The company that could've been Intel
Shockley Semiconductors - the company that could have become Intel, but didn't.
Intel was founded in 1968. But thirteen years before that, Intel's would be co-founders Gordon Moore and Robert Noyce had gone to work for William Shockley - the Nobel prize winning co-creator of the semiconductor-based transistor. Shockley had moved from Bell Labs in 1955, to set up Shockley semiconductors in Mountain View, California (yes, that Mountain View!).
Imagine. Moore and Noyce, among others, working with the creator of the semiconductor transistor. What it could have been. But by 1957, they and six other engineers had become so fed up with William Shockley that they quit without even any real job prospects.
"What happened? The simple answer is that Shockley proved to be such a terrible boss—paranoid, contemptuous of his subordinates, and arrogant—that he drove away that same brilliant young talent that he had so successfully recruited just a few months before." - writes Michael Malone in The Intel Trinity.
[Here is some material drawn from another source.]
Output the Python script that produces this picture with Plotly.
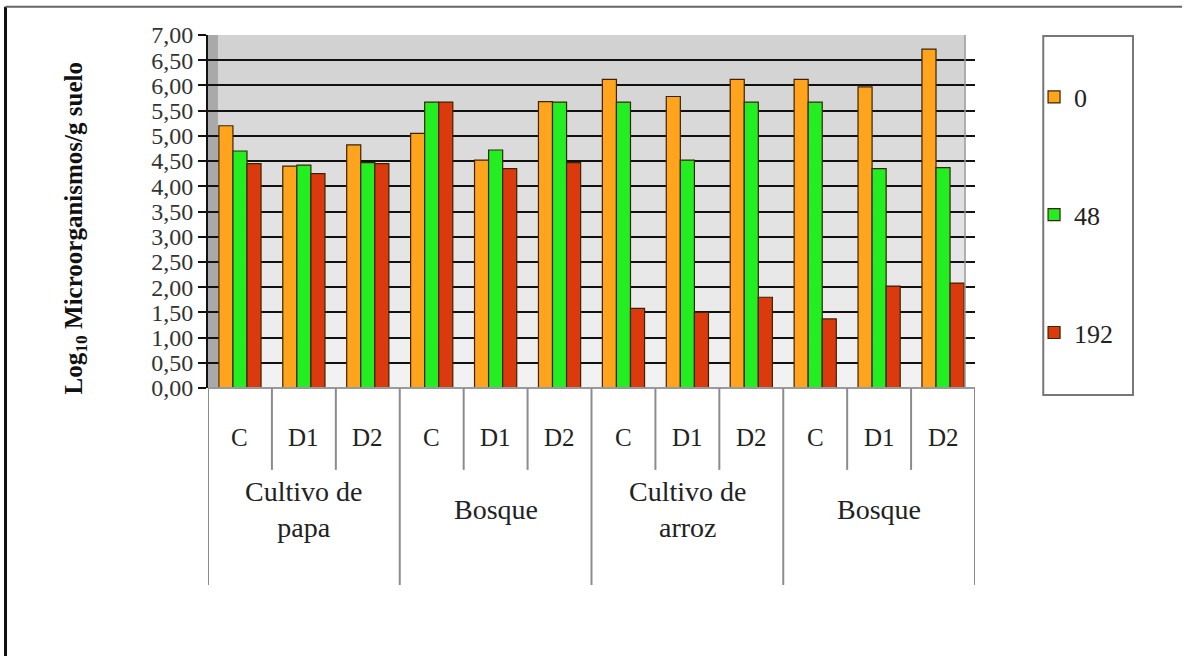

These 'traitorous eight' were to go on to found Fairchild Semiconductors where they invented the integrated circuit. And even later, Moore and Noyce would quit Fairchild to start Intel.
Some would have you believe that if you are a genius, you get to be an insufferable boss and people will still work for you. Clearly, that is not always the case. And it can come with a big cost. The fostering of innovation and brilliant people at any organization is a skill not many have. And indeed there might not even be a perfect formula. But it is worth figuring out.